Hong Kong democratic lawmakers lauded a report released by the British House of Commons on China’s erosion of their freedoms but said Friday that they have to be self-reliant in their fight for democracy. The House’s Foreign Affairs Committee released a report late Thursday saying that China’s vetting of Hong Kong’s candidates for the chief executive elections in 2017 did not offer a “genuine choice” to the people of Hong Kong.

"It's the first honorable thing that the British have done in this Hong Kong fight for democracy," said Alan Leong of Hong Kong's Civic Party, according to the Guardian. However, he added, "We in Hong Kong cannot count on and depend on any foreign powers, British included, to help us to get what we want in terms of real democracy." Other pro-democracy Hong Kong lawmakers welcomed the report, which is titled “The U.K.’s relations with Hong Kong: 30 years after the Joint Declaration."

“I can’t agree more with what they have said; they have certainly spoken out the truth,” said Albert Ho of the Democratic Party, according to the Guardian. The report covered Hong Kong’s progress since the British handed the city over to China in 1997. “Increasing economic integration with mainland China, concurrent with China's rapid growth, has been a major factor in Hong Kong's ongoing economic success. It has also made Hong Kong more economically dependent on China than it was at the time of the handover,” stated the report.

However, Hong Kong has also felt the pressures of Beijing governance as a result of the closer ties. Under the Joint Declaration signed by China on Hong Kong’s handover, Beijing had pledged that Hong Kong’s social and economic systems of Hong Kong would remain unchanged after its return, establishing the “One Country, Two Systems” governance. “We received a large number of submissions claiming that basic rights and freedoms in Hong Kong were being eroded,” stated the report. The committee’s report also said that the city could face a “crisis of governance” unless tensions over its “One Country, Two Systems” governance were resolved.

When China announced its decision to vet candidates for the chief executive elections by a pro-Beijing committee in August last year, Hong Kong residents took to the streets in protest in September -- an event referred to as the Umbrella Revolution. Organizers said that as many as 80,000 people showed up, according to Reuters. Hong Kong leaders said in January that the vote will go on as planned in 2017, and that it will adhere to Beijing’s framework.

Chinese foreign ministry spokeswoman Hua Chunying said that Hong Kong's return to China has been a “great success.” “Hong Kong is a special administrative region of China. Its affairs are China's domestic affairs. The U.K. has no right to interfere," she said at a briefing Friday, according to Agence France-Presse. Chinese media has attacked the report as “absurd.”

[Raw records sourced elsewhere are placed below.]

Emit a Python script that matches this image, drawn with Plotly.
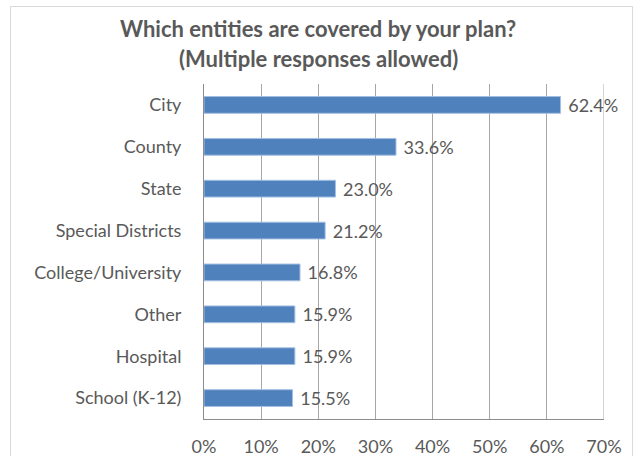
import plotly.graph_objects as go

categories = ["City", "County", "State", "Special Districts", "College/University",
              "Other", "Hospital", "School (K-12)"]
values = [62.4, 33.6, 23.0, 21.2, 16.8, 15.9, 15.9, 15.5]
x_ticks = [0, 10, 20, 30, 40, 50, 60, 70]
x_tick_labels = [f"{v}%" for v in x_ticks]
title_lines = ["Which entities are covered by your plan?", "(Multiple responses allowed)"]

W, H = 634, 456
L, R, T, B = 204, 30, 84, 37
TEXT = "#595959"
FONT = "Lato"

fig = go.Figure(go.Bar(
    y=categories,
    x=values,
    orientation="h",
    marker=dict(color="#4F81BD", line=dict(color="#A4BFE2", width=1)),
    text=[f"\u00a0{v:.1f}%" for v in values],
    textposition="outside",
    constraintext="none",
    textfont=dict(family=FONT, size=18, color=TEXT),
    cliponaxis=False,
    width=0.4,
))

pw, ph = W - L - R, H - T - B

def px_x(p):
    return (p - L) / pw

def px_y(p):
    return (H - B - p) / ph

annotations = [
    dict(text=line, xref="paper", yref="paper", x=px_x(318), y=px_y(yc),
         xanchor="center", yanchor="middle", showarrow=False,
         font=dict(family=FONT, size=22, color=TEXT, weight="bold"))
    for line, yc in zip(title_lines, [28, 58])
]

fig.update_layout(
    width=W, height=H,
    margin=dict(l=L, r=R, t=T, b=B, autoexpand=False),
    paper_bgcolor="white",
    plot_bgcolor="white",
    showlegend=False,
    annotations=annotations,
    xaxis=dict(
        range=[0, 70],
        tickvals=x_ticks,
        ticktext=x_tick_labels,
        showgrid=True, gridcolor="#A6A6A6", gridwidth=1,
        showline=True, linecolor="#8C8C8C", linewidth=1, mirror=False,
        zeroline=False, automargin=False,
        ticks="", ticklabelstandoff=11,
        tickfont=dict(family=FONT, size=18, color=TEXT),
        fixedrange=True,
    ),
    yaxis=dict(
        categoryorder="array",
        categoryarray=categories[::-1],
        showline=True, linecolor="#8C8C8C", linewidth=1,
        showgrid=False, ticks="", ticklabelstandoff=18, automargin=False,
        tickfont=dict(family=FONT, size=18, color=TEXT),
        fixedrange=True,
    ),
    shapes=[
        # chart frame
        dict(type="rect", xref="paper", yref="paper",
             x0=px_x(10.5), x1=px_x(632.5), y0=px_y(470), y1=px_y(6.5),
             line=dict(color="#D9D9D9", width=1), fillcolor="rgba(0,0,0,0)",
             layer="below"),
        # right edge of plot area at 70%
        dict(type="line", xref="x", yref="paper", x0=70, x1=70, y0=0, y1=1,
             line=dict(color="#A6A6A6", width=1)),
    ],
)

fig.write_html("out.html")
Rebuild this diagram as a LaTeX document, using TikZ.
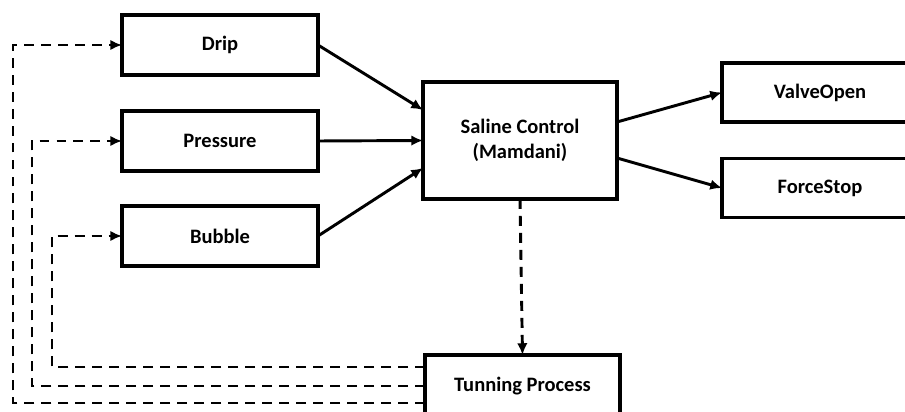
\documentclass[tikz,border=0pt]{standalone}
\usepackage{fontspec}
\setmainfont{Carlito}
\usetikzlibrary{arrows.meta}
\tikzset{
  block/.style={
    draw, line width=2.6pt,
    fill=white,
    minimum width=5.88cm,
    minimum height=1.8cm,
    inner sep=0, outer sep=0,
    font=\fontsize{17.5}{21}\selectfont\bfseries,
    align=center
  },
  flow/.style={
    line width=2.5pt,
    -{Latex[length=10pt,width=9pt]}
  },
  feedback/.style={
    flow,
    dash pattern=on 8.5pt off 6pt
  }
}

\begin{document}
\begin{tikzpicture}

\useasboundingbox (0,0) rectangle (27.15,12.36);

%%%%%%%%% sensor inputs
  \node[block] (drip)     at (6.6,11.01) {Drip};
  \node[block] (pressure) at (6.6,8.13)  {Pressure};
  \node[block] (bubble)   at (6.6,5.28)  {Bubble};

%%%%%%%%% fuzzy controller
  \node[block, minimum width=5.82cm, minimum height=3.51cm] (saline) at (15.6,8.145)
       {Saline Control\\(Mamdani)};

%%%%%%%%% outputs
  \node[block, minimum height=1.77cm] (valve) at (24.6,9.585) {ValveOpen};
  \node[block, minimum height=1.77cm] (force) at (24.6,6.72)  {ForceStop};

%%%%%%%%% tuning
  \node[block, minimum width=5.85cm, minimum height=1.86cm] (tunning) at (15.675,0.78)
       {Tunning Process};

%%%%%%%%% arrows in and out
    \draw[flow] (drip.east)     -- ([yshift=0.915cm]saline.west);
    \draw[flow] (pressure.east) -- (saline.west);
    \draw[flow] (bubble.east)   -- ([yshift=-0.825cm]saline.west);

    \draw[flow] ([yshift=0.555cm]saline.east)  -- (valve.west);
    \draw[flow] ([yshift=-0.525cm]saline.east) -- (force.west);

%%%%%%%%% feedback loops
    \draw[feedback] (saline.south) -- (tunning.north);

    \coordinate (loopA) at (0.39,0.27);
    \coordinate (loopB) at (0.96,0.78);
    \coordinate (loopC) at (1.56,1.35);
    \draw[feedback] ([yshift=-0.51cm]tunning.west) -- (loopA) |- (drip.west);
    \draw[feedback] (tunning.west)                 -- (loopB) |- (pressure.west);
    \draw[feedback] ([yshift=0.57cm]tunning.west)  -- (loopC) |- (bubble.west);

\end{tikzpicture}
\end{document}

“The wording of the report shows that these British MPs [members of Parliament] are hostile to Hong Kong's development and are still laboring under a colonial mindset,” reported China’s official news agency Xinhua. “They imply in it that the Hong Kong people would rather their government be loyal to the United Kingdom and that the region should follow instructions from politicians of its former ruler.”